Northeast Tarrant

Coaching transition has been easy for Trojans star running back

Trinity running back Ja'Ron Wilson evades tackles last year against Odessa.
Trinity running back Ja'Ron Wilson evades tackles last year against Odessa. Star-Telegram Archive

Despite a new head football coach at Trinity, nothing has really changed for the offense and senior-to-be running back Ja’Ron Wilson.

Wilson, who started for last year's squad, which reached the fourth round of the playoffs, says that with any new coach players have to learn what to expect, but since first-year head coach Chris Jensen has taken over the job in Euless, everything seems familiar.

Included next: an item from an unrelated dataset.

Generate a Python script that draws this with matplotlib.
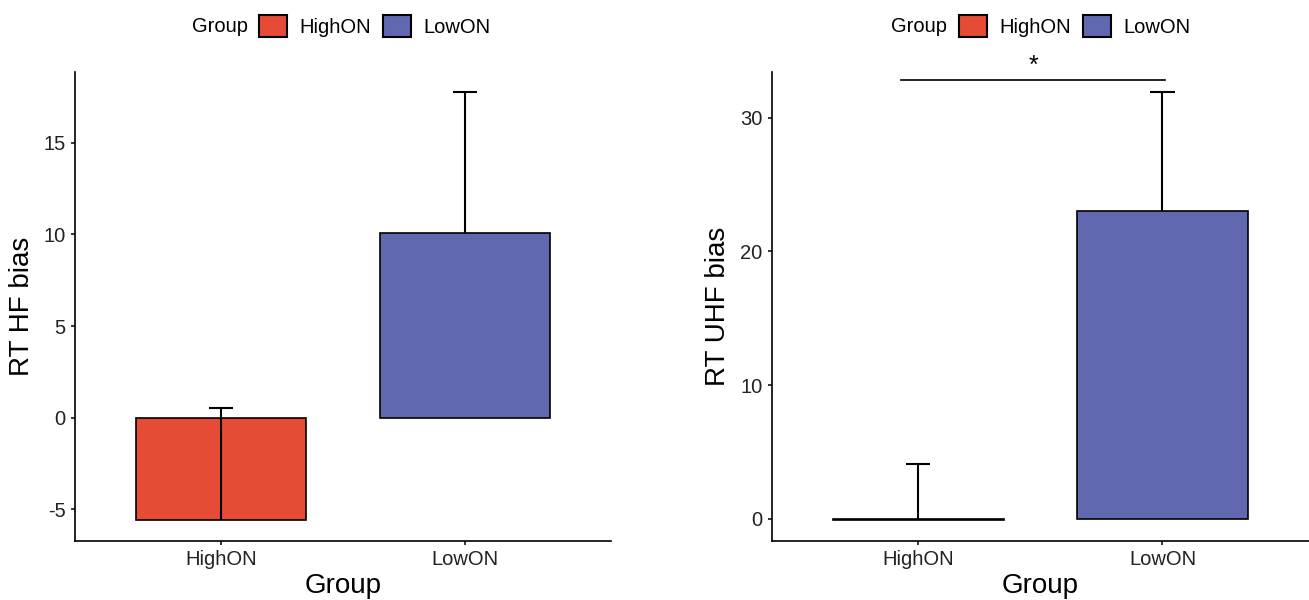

“This offseason hasn't been too different – both coaches know how to motivate us to get the best out of us,” Wilson said of Jensen and his predecessor, Steve Lineweaver.

“We've just been training in the weight room and getting stronger and faster.”

Wilson, who was named to the first team offense in all-district voting, will be in his final season with the Trojans in a sport he’s been playing since he was seven years old.

However, Wilson hasn't always been a running back, let alone the starter for one of Texas’ most storied teams. He actually started off on the defensive side at linebacker. In his second year, he played quarterback.

It wasn't until his third year playing football when he finally decided to run the ball.

“I had my mind set at being a running back, so I put in the countless hours of training,” Wilson said. “I've stuck with football this long because I eat, sleep and breathe football.”

Jensen said the work and dedication have paid off. “Ja'Ron was one of the players that had an outstanding spring for us and we expect great things from him next season,” he said.

Wilson is confident that even with Jensen taking over for Lineweaver, the Trojans should remain the favorites to win the District 7-6A title and be a contender for a state championship game appearance.

“The most important thing is being a part of something special with my brothers on the football field,” he said.

Wilson was the definition of workhorse last year. In the Trojans’ first four games, Wilson ran the ball to a tune of 74 times and 447 yards – a 112 yards-per-game average – and scored five touchdowns. The Trojans would finish the season with nearly 5,000 yards on the ground.

The Trojans' football, track and basketball star stays busy year-round and looks up to Minnesota Vikings running back Adrian Peterson.

He has some colleges looking at him to play the next level, but won't name any in particular as his favorite.

“I am just grateful for any school that gives me the opportunity to be a part of its team,” Wilson said.

Some schools that have shown interest are SMU, Arkansas State, Illinois, Kansas, Fresno State, Texas State and Nevada.

He plans to major in business. Wilson said he is also the joker on the field and loves to make his teammates laugh.